ALBANY—Chief officials of the New York State Association of Counties and the New York State County Executives Association were highly critical of the failure of Congress in federal stimulus negotiations to include state and local government aid in the estimated $900-million package.
NYSAC President Jack Marren and NYSCEA President Marcus Molinaro released a biting statement on ongoing COVID talks where House and Senate Democrats have compromised and withdrew much-needed state and federal COVID relief funding, while the Republican lawmakers have shelved attempts to enact COVID liability protections for businesses.
“Congress’s failure to reach a compromise on pandemic relief aid to states and local governments not only fails New Yorkers now, but it fails generations to come. They have failed our neighbors who need help, and taxpayers who are trying to make ends meet. They have failed the local health workers who have labored around the clock for nearly nine months to protect their communities from this terrible pandemic, and they have failed the thousands of county workers who have lost their jobs or may lose their jobs when counties make devastating program and staff cuts,” Marren and Molinaro, who is Dutchess County Executive, stated.
They added that local governments now face the threat of losses in $2 billion sales tax revenue and cuts in state reimbursement which total more than $600 million. That reimbursement deficit will grow as the state closes its $14 billion budget deficit, while COVID will continue to increase demand for social services like home heating, food stamps and meals on wheels.
Saying county and local governments are on the front lines of the public health, economic crisis, and social crisis, Marren and Molinaro noted, “The only way to reach the end of this pandemic successfully, to get our communities back to normal life and be prepared to respond to the next emergency, we all need to work together. We need our state and federal leaders to join with us, as partners in service to New Yorkers (and Americans), to ensure we have the resources we need to continue serving our communities.”
Gov. Cuomo, who has warned of possible significant tax increases, service cuts and layoffs if further COVID funding directed at state and local governments is not forthcoming, said on Wednesday that he is confident the Biden administration will push for and pass COVID relief for state and local governments in January or February of 2021. Therefore, he will wait until then before he attempts to fill the $14-billion deficit.
On Tuesday, the New York State Association of Counties released the 5th edition of its Coronavirus Economic Impact report series. The report, which evaluated taxable sales activity from March through August, found that while some areas of the state are seeing improvement in taxable sales activity, the results varied greatly depending on factors such as the severity of virus spread, the length of the economic PAUSE, and the mix retail and services in the community.
The report found that the June through August period saw improvements in taxable sales activity in many regions of the state as sectors of the economy gradually reopened beginning in the latter-half of May. Statewide, total taxable sales were down about $8.6 billion in the June through August period, about 9.0% over last year’s numbers. While still down overall, this represented an improvement over the prior quarter and 38 counties saw their taxable sales activity meet or exceed the 2019 levels for the June through August period.

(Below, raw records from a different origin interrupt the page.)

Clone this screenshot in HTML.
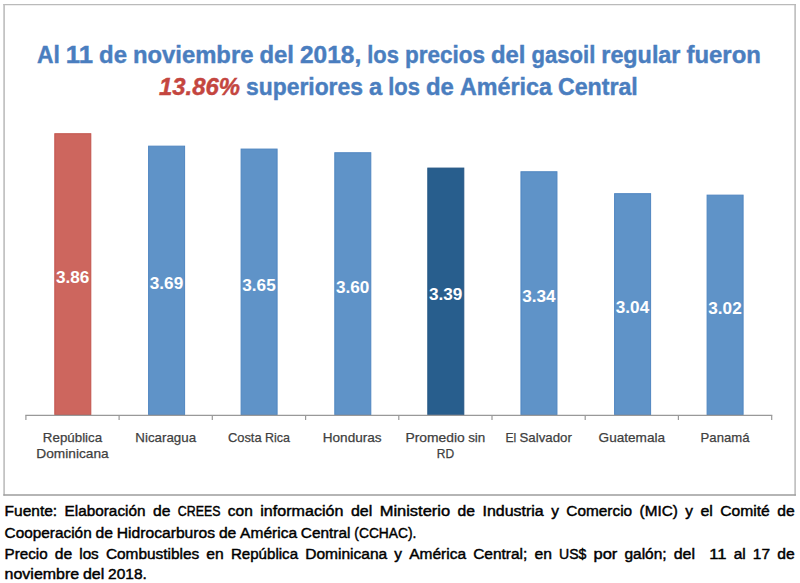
<!DOCTYPE html>
<html lang="es">
<head>
<meta charset="utf-8">
<title>Precios del gasoil regular</title>
<style>
html,body{margin:0;padding:0;background:#fff;}
body{width:800px;height:583px;position:relative;overflow:hidden;font-family:"Liberation Sans",sans-serif;}
svg{position:absolute;left:0;top:0;}
svg text{font-family:"Liberation Sans",sans-serif;}
.tt{font-weight:bold;font-size:24.8px;fill:#4a7ebf;stroke:#4a7ebf;stroke-width:0.45px;}
.tr{font-weight:bold;font-style:italic;font-size:24.8px;fill:#c4463f;stroke:#c4463f;stroke-width:0.45px;}
.r{fill:#cd665e;stroke:#c2534b;stroke-width:1;}
.b{fill:#5f93c8;stroke:#4f85c0;stroke-width:1;}
.d{fill:#285e8d;stroke:#245583;stroke-width:1;}
.v{font-weight:bold;font-size:17px;fill:#fff;}
.c{font-size:13.6px;fill:#404040;stroke:#404040;stroke-width:0.25px;}
.f{font-size:15.3px;fill:#000;stroke:#000;stroke-width:0.45px;}
</style>
</head>
<body>
<svg width="800" height="583" viewBox="0 0 800 583">
<!-- chart frame -->
<g fill="none">
<line x1="3.3" y1="4.7" x2="795.9" y2="4.7" stroke="#bababa" stroke-width="1.2"/>
<line x1="4.1" y1="4.1" x2="4.1" y2="495.6" stroke="#bdbdbd" stroke-width="1.6"/>
<line x1="795.1" y1="4.1" x2="795.1" y2="495.6" stroke="#b8b8b8" stroke-width="1.5"/>
<line x1="3.3" y1="495.0" x2="795.9" y2="495.0" stroke="#9c9c9c" stroke-width="1.5"/>
</g>
<g>
<!-- title -->
<text class="tt" y="63.2"><tspan x="37.00" textLength="22.83" lengthAdjust="spacingAndGlyphs">Al</tspan> <tspan x="65.88" textLength="27.17" lengthAdjust="spacingAndGlyphs">11</tspan> <tspan x="99.09" textLength="27.88" lengthAdjust="spacingAndGlyphs">de</tspan> <tspan x="133.02" textLength="120.38" lengthAdjust="spacingAndGlyphs">noviembre</tspan> <tspan x="259.42" textLength="34.47" lengthAdjust="spacingAndGlyphs">del</tspan> <tspan x="299.94" textLength="61.25" lengthAdjust="spacingAndGlyphs">2018,</tspan> <tspan x="367.23" textLength="31.69" lengthAdjust="spacingAndGlyphs">los</tspan> <tspan x="404.97" textLength="80.00" lengthAdjust="spacingAndGlyphs">precios</tspan> <tspan x="491.02" textLength="34.45" lengthAdjust="spacingAndGlyphs">del</tspan> <tspan x="531.52" textLength="63.75" lengthAdjust="spacingAndGlyphs">gasoil</tspan> <tspan x="601.31" textLength="79.14" lengthAdjust="spacingAndGlyphs">regular</tspan> <tspan x="686.50" textLength="74.34" lengthAdjust="spacingAndGlyphs">fueron</tspan></text>
<text class="tt" y="94.5"><tspan class="tr" x="159.00" textLength="81.03" lengthAdjust="spacingAndGlyphs">13.86%</tspan> <tspan x="246.06" textLength="116.88" lengthAdjust="spacingAndGlyphs">superiores</tspan> <tspan x="368.98" textLength="13.25" lengthAdjust="spacingAndGlyphs">a</tspan> <tspan x="388.27" textLength="31.70" lengthAdjust="spacingAndGlyphs">los</tspan> <tspan x="426.00" textLength="27.89" lengthAdjust="spacingAndGlyphs">de</tspan> <tspan x="459.94" textLength="91.94" lengthAdjust="spacingAndGlyphs">América</tspan> <tspan x="557.91" textLength="79.86" lengthAdjust="spacingAndGlyphs">Central</tspan></text>
</g>
<!-- bars -->
<rect class="r" x="54.80" y="133.73" width="36.0" height="280.87"/>
<rect class="b" x="148.60" y="146.16" width="36.0" height="268.44"/>
<rect class="b" x="241.10" y="149.08" width="36.0" height="265.52"/>
<rect class="b" x="334.80" y="152.74" width="36.0" height="261.86"/>
<rect class="d" x="427.80" y="168.09" width="36.0" height="246.51"/>
<rect class="b" x="520.95" y="171.75" width="36.0" height="242.85"/>
<rect class="b" x="614.60" y="193.68" width="36.0" height="220.92"/>
<rect class="b" x="707.10" y="195.14" width="36.0" height="219.46"/>
<!-- value labels -->
<text class="v" y="283.02"><tspan x="56.00" textLength="33.41" lengthAdjust="spacingAndGlyphs">3.86</tspan></text>
<text class="v" y="289.23"><tspan x="149.80" textLength="33.41" lengthAdjust="spacingAndGlyphs">3.69</tspan></text>
<text class="v" y="290.69"><tspan x="242.30" textLength="33.41" lengthAdjust="spacingAndGlyphs">3.65</tspan></text>
<text class="v" y="292.52"><tspan x="336.00" textLength="33.41" lengthAdjust="spacingAndGlyphs">3.60</tspan></text>
<text class="v" y="300.20"><tspan x="429.00" textLength="33.41" lengthAdjust="spacingAndGlyphs">3.39</tspan></text>
<text class="v" y="302.02"><tspan x="522.15" textLength="33.41" lengthAdjust="spacingAndGlyphs">3.34</tspan></text>
<text class="v" y="312.99"><tspan x="615.80" textLength="33.41" lengthAdjust="spacingAndGlyphs">3.04</tspan></text>
<text class="v" y="313.72"><tspan x="708.30" textLength="33.41" lengthAdjust="spacingAndGlyphs">3.02</tspan></text>
<!-- axis -->
<g stroke="#999999" stroke-width="1.2" fill="none">
<line x1="25.3" y1="415.4" x2="772.3" y2="415.4"/>
<line x1="25.9" y1="415.4" x2="25.9" y2="420"/>
<line x1="119.1" y1="415.4" x2="119.1" y2="420"/>
<line x1="212.3" y1="415.4" x2="212.3" y2="420"/>
<line x1="305.6" y1="415.4" x2="305.6" y2="420"/>
<line x1="398.8" y1="415.4" x2="398.8" y2="420"/>
<line x1="492.0" y1="415.4" x2="492.0" y2="420"/>
<line x1="585.2" y1="415.4" x2="585.2" y2="420"/>
<line x1="678.4" y1="415.4" x2="678.4" y2="420"/>
<line x1="771.7" y1="415.4" x2="771.7" y2="420"/>
</g>
<!-- category labels -->
<text class="c" y="442.0"><tspan x="42.87" textLength="59.28" lengthAdjust="spacingAndGlyphs">República</tspan></text>

<text class="c" y="457.5"><tspan x="36.33" textLength="72.36" lengthAdjust="spacingAndGlyphs">Dominicana</tspan></text>

<text class="c" y="442.0"><tspan x="135.35" textLength="60.77" lengthAdjust="spacingAndGlyphs">Nicaragua</tspan></text>

<text class="c" y="442.0"><tspan x="227.94" textLength="33.64" lengthAdjust="spacingAndGlyphs">Costa</tspan> <tspan x="264.96" textLength="25.00" lengthAdjust="spacingAndGlyphs">Rica</tspan></text>

<text class="c" y="442.0"><tspan x="322.73" textLength="58.88" lengthAdjust="spacingAndGlyphs">Honduras</tspan></text>

<text class="c" y="442.0"><tspan x="405.43" textLength="59.33" lengthAdjust="spacingAndGlyphs">Promedio</tspan> <tspan x="468.13" textLength="17.22" lengthAdjust="spacingAndGlyphs">sin</tspan></text>

<text class="c" y="457.5"><tspan x="436.70" textLength="17.38" lengthAdjust="spacingAndGlyphs">RD</tspan></text>

<text class="c" y="442.0"><tspan x="505.38" textLength="10.78" lengthAdjust="spacingAndGlyphs">El</tspan> <tspan x="519.54" textLength="52.30" lengthAdjust="spacingAndGlyphs">Salvador</tspan></text>

<text class="c" y="442.0"><tspan x="598.57" textLength="66.52" lengthAdjust="spacingAndGlyphs">Guatemala</tspan></text>

<text class="c" y="442.0"><tspan x="700.62" textLength="48.86" lengthAdjust="spacingAndGlyphs">Panamá</tspan></text>

<!-- footer -->
<text class="f" y="516.2"><tspan x="4.60" textLength="52.50" lengthAdjust="spacingAndGlyphs">Fuente:</tspan> <tspan x="64.55" textLength="80.97" lengthAdjust="spacingAndGlyphs">Elaboración</tspan> <tspan x="152.97" textLength="17.41" lengthAdjust="spacingAndGlyphs">de</tspan> <tspan x="177.83" textLength="42.56" lengthAdjust="spacingAndGlyphs">CREES</tspan> <tspan x="227.85" textLength="24.95" lengthAdjust="spacingAndGlyphs">con</tspan> <tspan x="260.26" textLength="83.19" lengthAdjust="spacingAndGlyphs">información</tspan> <tspan x="350.90" textLength="21.31" lengthAdjust="spacingAndGlyphs">del</tspan> <tspan x="379.66" textLength="70.50" lengthAdjust="spacingAndGlyphs">Ministerio</tspan> <tspan x="457.62" textLength="17.41" lengthAdjust="spacingAndGlyphs">de</tspan> <tspan x="482.48" textLength="61.22" lengthAdjust="spacingAndGlyphs">Industria</tspan> <tspan x="551.15" textLength="7.72" lengthAdjust="spacingAndGlyphs">y</tspan> <tspan x="566.32" textLength="65.81" lengthAdjust="spacingAndGlyphs">Comercio</tspan> <tspan x="639.58" textLength="38.20" lengthAdjust="spacingAndGlyphs">(MIC)</tspan> <tspan x="685.26" textLength="7.70" lengthAdjust="spacingAndGlyphs">y</tspan> <tspan x="700.41" textLength="12.38" lengthAdjust="spacingAndGlyphs">el</tspan> <tspan x="720.24" textLength="49.50" lengthAdjust="spacingAndGlyphs">Comité</tspan> <tspan x="777.19" textLength="17.41" lengthAdjust="spacingAndGlyphs">de</tspan></text>
<text class="f" y="537.6"><tspan x="4.60" textLength="87.09" lengthAdjust="spacingAndGlyphs">Cooperación</tspan> <tspan x="95.52" textLength="17.41" lengthAdjust="spacingAndGlyphs">de</tspan> <tspan x="116.76" textLength="98.31" lengthAdjust="spacingAndGlyphs">Hidrocarburos</tspan> <tspan x="218.90" textLength="17.41" lengthAdjust="spacingAndGlyphs">de</tspan> <tspan x="240.13" textLength="56.91" lengthAdjust="spacingAndGlyphs">América</tspan> <tspan x="300.87" textLength="49.62" lengthAdjust="spacingAndGlyphs">Central</tspan> <tspan x="354.32" textLength="62.11" lengthAdjust="spacingAndGlyphs">(CCHAC).</tspan></text>
<text class="f" y="558.8"><tspan x="4.60" textLength="43.00" lengthAdjust="spacingAndGlyphs">Precio</tspan> <tspan x="54.73" textLength="17.41" lengthAdjust="spacingAndGlyphs">de</tspan> <tspan x="79.24" textLength="19.53" lengthAdjust="spacingAndGlyphs">los</tspan> <tspan x="105.90" textLength="93.36" lengthAdjust="spacingAndGlyphs">Combustibles</tspan> <tspan x="206.37" textLength="17.41" lengthAdjust="spacingAndGlyphs">en</tspan> <tspan x="230.88" textLength="67.20" lengthAdjust="spacingAndGlyphs">República</tspan> <tspan x="305.19" textLength="82.02" lengthAdjust="spacingAndGlyphs">Dominicana</tspan> <tspan x="394.33" textLength="7.70" lengthAdjust="spacingAndGlyphs">y</tspan> <tspan x="409.16" textLength="56.91" lengthAdjust="spacingAndGlyphs">América</tspan> <tspan x="473.18" textLength="54.19" lengthAdjust="spacingAndGlyphs">Central;</tspan> <tspan x="534.48" textLength="17.41" lengthAdjust="spacingAndGlyphs">en</tspan> <tspan x="559.01" textLength="27.34" lengthAdjust="spacingAndGlyphs">US$</tspan> <tspan x="593.48" textLength="23.83" lengthAdjust="spacingAndGlyphs">por</tspan> <tspan x="624.43" textLength="42.19" lengthAdjust="spacingAndGlyphs">galón;</tspan> <tspan x="673.73" textLength="21.31" lengthAdjust="spacingAndGlyphs">del</tspan> <tspan x="709.29" textLength="17.25" lengthAdjust="spacingAndGlyphs">11</tspan> <tspan x="733.65" textLength="12.06" lengthAdjust="spacingAndGlyphs">al</tspan> <tspan x="752.83" textLength="17.23" lengthAdjust="spacingAndGlyphs">17</tspan> <tspan x="777.19" textLength="17.41" lengthAdjust="spacingAndGlyphs">de</tspan></text>
<text class="f" y="578.5"><tspan x="4.60" textLength="74.55" lengthAdjust="spacingAndGlyphs">noviembre</tspan> <tspan x="82.97" textLength="21.30" lengthAdjust="spacingAndGlyphs">del</tspan> <tspan x="108.10" textLength="38.78" lengthAdjust="spacingAndGlyphs">2018.</tspan></text>
</svg>
</body>
</html>
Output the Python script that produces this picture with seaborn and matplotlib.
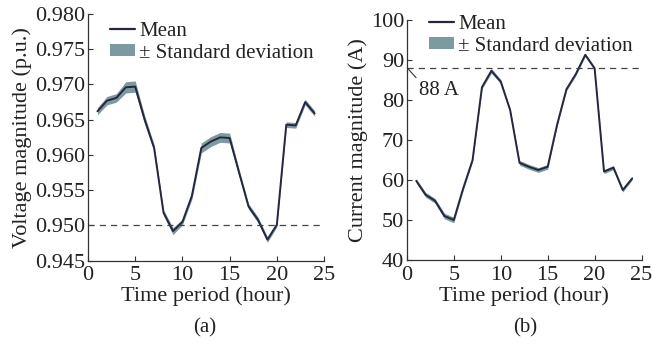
import numpy as np
import pandas as pd
import matplotlib
matplotlib.use("Agg")
import matplotlib.pyplot as plt
import seaborn as sns
from matplotlib.lines import Line2D
from matplotlib.patches import Patch

hours = list(range(1, 25))
voltage_mean = [0.9662, 0.9677, 0.9681, 0.9696, 0.9697, 0.9650, 0.9610, 0.9518,
                0.9492, 0.9505, 0.9542, 0.9610, 0.9619, 0.9625, 0.9624, 0.9575,
                0.9527, 0.9508, 0.9480, 0.9501, 0.9643, 0.9642, 0.9675, 0.9659]
voltage_std = [0.0005, 0.0006, 0.0006, 0.0008, 0.0008, 0.0006, 0.0005, 0.0004,
               0.0005, 0.0004, 0.0005, 0.0007, 0.0007, 0.0007, 0.0007, 0.0005,
               0.0004, 0.0004, 0.0004, 0.0003, 0.0004, 0.0004, 0.0004, 0.0004]
current_mean = [59.8, 56.3, 54.8, 51.0, 50.0, 57.9, 65.0, 83.2, 87.3, 84.6, 77.5, 64.3,
                63.3, 62.5, 63.3, 73.8, 82.7, 86.5, 91.3, 87.9, 62.1, 63.1, 57.5, 60.4]
current_std = [0.5, 0.6, 0.6, 0.7, 0.7, 0.5, 0.4, 0.4, 0.6, 0.5, 0.4, 0.6,
               0.6, 0.6, 0.6, 0.4, 0.4, 0.4, 0.4, 0.4, 0.5, 0.5, 0.5, 0.4]
voltage_limit = 0.950
current_limit = 88
voltage_ticks = [0.945, 0.950, 0.955, 0.960, 0.965, 0.970, 0.975, 0.980]
current_ticks = [40, 50, 60, 70, 80, 90, 100]
x_ticks = [0, 5, 10, 15, 20, 25]

sns.set_style("ticks")
plt.rcParams['font.family'] = ['Liberation Serif', 'DejaVu Serif']
plt.rcParams['xtick.direction'] = 'in'
plt.rcParams['ytick.direction'] = 'in'

FS = 16
LFS = 15
LINE_C = '#262640'
BAND_C = '#7b9ba1'
TXT_C = '#222222'

df = pd.DataFrame({'hour': hours, 'voltage': voltage_mean, 'vstd': voltage_std,
                   'current': current_mean, 'cstd': current_std})

fig = plt.figure(figsize=(6.52, 3.46), dpi=100)
ax1 = fig.add_axes([0.135, 0.2465, 0.362, 0.713])
ax2 = fig.add_axes([0.624, 0.2486, 0.360, 0.6935])

def style(ax):
    sns.despine(ax=ax)
    for s in ['left', 'bottom']:
        ax.spines[s].set_color('#333333')
        ax.spines[s].set_linewidth(0.9)
    ax.tick_params(labelsize=FS, colors='#333333', labelcolor=TXT_C, length=3.5, width=0.8)
    ax.tick_params(axis='x', pad=4)
    ax.tick_params(axis='y', pad=2)

# (a) voltage
ax1.fill_between(df['hour'], df['voltage'] - df['vstd'], df['voltage'] + df['vstd'],
                 color=BAND_C, linewidth=0)
sns.lineplot(data=df, x='hour', y='voltage', ax=ax1, color=LINE_C, linewidth=1.4)
ax1.axhline(voltage_limit, color='#444444', linestyle=(0, (5, 4)), linewidth=0.9)
ax1.set_xlim(0, 25)
ax1.set_ylim(0.945, 0.980)
ax1.set_xticks(x_ticks)
ax1.set_yticks(voltage_ticks)
ax1.set_yticklabels([f"{v:.3f}" for v in voltage_ticks])
ax1.set_xlabel('Time period (hour)', fontsize=FS, color=TXT_C, labelpad=1)
ax1.set_ylabel('Voltage magnitude (p.u.)', fontsize=FS, color=TXT_C, labelpad=2)
style(ax1)

# (b) current
ax2.fill_between(df['hour'], df['current'] - df['cstd'], df['current'] + df['cstd'],
                 color=BAND_C, linewidth=0)
sns.lineplot(data=df, x='hour', y='current', ax=ax2, color=LINE_C, linewidth=1.4)
ax2.axhline(current_limit, color='#444444', linestyle=(0, (5, 4)), linewidth=0.9)
ax2.set_xlim(0, 25)
ax2.set_ylim(40, 100)
ax2.set_xticks(x_ticks)
ax2.set_yticks(current_ticks)
ax2.set_xlabel('Time period (hour)', fontsize=FS, color=TXT_C, labelpad=1)
ax2.set_ylabel('Current magnitude (A)', fontsize=FS, color=TXT_C, labelpad=2)
style(ax2)
ax2.annotate(f'{current_limit} A', xy=(0.05, current_limit), xytext=(1.3, 82.4),
             fontsize=LFS, color=TXT_C, ha='left', va='center',
             arrowprops=dict(arrowstyle='-', color='#333333', lw=0.8,
                             shrinkA=0, shrinkB=0, relpos=(0.0, 1.0)))

handles = [Line2D([0], [0], color=LINE_C, lw=1.6),
           Patch(facecolor=BAND_C, edgecolor='none')]
labels = ['Mean', '± Standard deviation']
for ax, anchor in [(ax1, (0.04, 1.02)), (ax2, (0.04, 1.075))]:
    leg = ax.legend(handles, labels, loc='upper left', bbox_to_anchor=anchor,
                    frameon=False, fontsize=LFS, handlelength=1.2, handleheight=0.5,
                    handletextpad=0.2, labelspacing=0.15, borderaxespad=0.2)
    for t in leg.get_texts():
        t.set_color(TXT_C)

fig.text(0.314, 0.052, '(a)', fontsize=LFS, color=TXT_C, ha='center', va='center')
fig.text(0.805, 0.052, '(b)', fontsize=LFS, color=TXT_C, ha='center', va='center')

fig.savefig('out.png', dpi=100)
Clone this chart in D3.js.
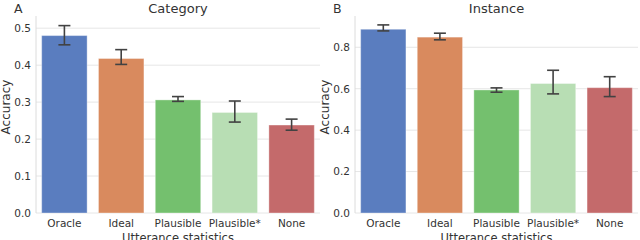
<!DOCTYPE html>
<html>
<head>
<meta charset="utf-8">
<script src="https://cdn.jsdelivr.net/npm/d3@7"></script>
<style>
  body { margin: 0; background: white; }
  text { font-family: "DejaVu Sans", sans-serif; fill: #333; }
</style>
</head>
<body>
<svg id="chart" width="640" height="240"></svg>
<script>
const categories = ["Oracle", "Ideal", "Plausible", "Plausible*", "None"]
const barColors = ["#5a7dbf", "#d98a5e", "#74c06e", "#b8deb4", "#c46a6b"]

// panel A: category accuracy
const categoryMean = [0.480, 0.418, 0.306, 0.272, 0.238]
const categoryLow  = [0.455, 0.402, 0.302, 0.246, 0.224]
const categoryHigh = [0.507, 0.442, 0.315, 0.303, 0.254]
const categoryTicks = [0.0, 0.1, 0.2, 0.3, 0.4, 0.5]

// panel B: instance accuracy
const instanceMean = [0.887, 0.849, 0.594, 0.625, 0.605]
const instanceLow  = [0.879, 0.836, 0.583, 0.575, 0.562]
const instanceHigh = [0.908, 0.868, 0.604, 0.689, 0.658]
const instanceTicks = [0.0, 0.2, 0.4, 0.6, 0.8]

const svg = d3.select("#chart")

const panels = [
	{ letter: "A", title: "Category", mean: categoryMean, low: categoryLow, high: categoryHigh,
	  ticks: categoryTicks, yMax: 0.533, left: 36, right: 320 },
	{ letter: "B", title: "Instance", mean: instanceMean, low: instanceLow, high: instanceHigh,
	  ticks: instanceTicks, yMax: 0.951, left: 355, right: 638 }
]

const plotTop = 16, plotBottom = 213

panels.forEach(p => {
	const x = d3.scaleBand()
		.domain(categories)
		.range([p.left, p.right])
		.paddingInner(0.2)
		.paddingOuter(0.1)

	const y = d3.scaleLinear()
		.domain([0, p.yMax])
		.range([plotBottom, plotTop])

	const g = svg.append("g")

	// grid
	g.selectAll("line.grid")
		.data(p.ticks)
		.enter()
		.append("line")
		.attr("class", "grid")
		.attr("x1", p.left)
		.attr("x2", p.right)
		.attr("y1", d => y(d))
		.attr("y2", d => y(d))
		.attr("stroke", "#e6e6e6")
		.attr("stroke-width", 1)

	// left spine
	g.append("line")
		.attr("x1", p.left).attr("x2", p.left)
		.attr("y1", plotTop).attr("y2", plotBottom)
		.attr("stroke", "#dcdcdc")

	// y axis labels
	const yAxis = d3.axisLeft(y)
		.tickValues(p.ticks)
		.tickFormat(d3.format(".1f"))
		.tickSize(0)
		.tickPadding(5)
	g.append("g")
		.attr("transform", `translate(${p.left},0)`)
		.call(yAxis)
		.call(a => a.select(".domain").remove())
		.selectAll("text")
		.style("font-family", "DejaVu Sans")
		.style("font-size", "10.5px")
		.attr("fill", "#333")

	// bars
	g.selectAll("rect")
		.data(categories)
		.enter()
		.append("rect")
		.attr("x", d => x(d))
		.attr("width", x.bandwidth())
		.attr("y", (d, i) => y(p.mean[i]))
		.attr("height", (d, i) => y(0) - y(p.mean[i]))
		.attr("fill", (d, i) => barColors[i])
		.attr("stroke", "white")
		.attr("stroke-opacity", 0.35)
		.attr("stroke-width", 1)

	// error bars
	const cap = 6
	const err = g.selectAll("g.err")
		.data(categories)
		.enter()
		.append("g")
		.attr("class", "err")
		.attr("stroke", "#424242")
		.attr("stroke-width", 1.6)
	err.append("line")
		.attr("x1", d => x(d) + x.bandwidth() / 2)
		.attr("x2", d => x(d) + x.bandwidth() / 2)
		.attr("y1", (d, i) => y(p.low[i]))
		.attr("y2", (d, i) => y(p.high[i]))
	err.append("line")
		.attr("x1", d => x(d) + x.bandwidth() / 2 - cap)
		.attr("x2", d => x(d) + x.bandwidth() / 2 + cap)
		.attr("y1", (d, i) => y(p.low[i]))
		.attr("y2", (d, i) => y(p.low[i]))
	err.append("line")
		.attr("x1", d => x(d) + x.bandwidth() / 2 - cap)
		.attr("x2", d => x(d) + x.bandwidth() / 2 + cap)
		.attr("y1", (d, i) => y(p.high[i]))
		.attr("y2", (d, i) => y(p.high[i]))

	// x labels
	const xAxis = d3.axisBottom(x).tickSize(0).tickPadding(6.5)
	g.append("g")
		.attr("transform", `translate(0,${plotBottom})`)
		.call(xAxis)
		.call(a => a.select(".domain").remove())
		.selectAll("text")
		.style("font-family", "DejaVu Sans")
		.style("font-size", "10.5px")
		.attr("fill", "#333")

	// titles and labels
	g.append("text")
		.attr("x", (p.left + p.right) / 2)
		.attr("y", 12.5)
		.attr("text-anchor", "middle")
		.style("font-size", "13px")
		.text(p.title)

	g.append("text")
		.attr("x", p.left - 22)
		.attr("y", 12.5)
		.style("font-size", "12.5px")
		.text(p.letter)

	g.append("text")
		.attr("transform", `translate(${p.left - 26},107) rotate(-90)`)
		.attr("text-anchor", "middle")
		.style("font-size", "12px")
		.text("Accuracy")

	g.append("text")
		.attr("x", (p.left + p.right) / 2)
		.attr("y", 242)
		.attr("text-anchor", "middle")
		.style("font-size", "11.5px")
		.text("Utterance statistics")
})
</script>
</body>
</html>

“While certain areas of the state are seeing gradual improvements, we still expect that more than half of all counties and New York City will be far in the hole in sales tax receipts for their current fiscal year,” said NYSAC Executive Director Stephen J. Acquario. “Add to that the projected losses in hotel occupancy taxes, gaming revenues and the state reimbursement cuts of up to 20% and you’ve got a situation in which without direct federal aid from Washington, counties could be looking at additional cuts to services and staff right as the pandemic is picking up speed again.”
The report notes that since COVID restrictions began, taxable sales activity in several retail sectors have been sharply curtailed. During this period, taxable sales in the Traveler Accommodation (hotels and lodging) sector were down $5.4 billion statewide, or approximately 80% from March through August. The Restaurants and Other Eating Places sector was also down sharply during this same six-month stretch, down $10.3 billion in taxable sales, more than 48%.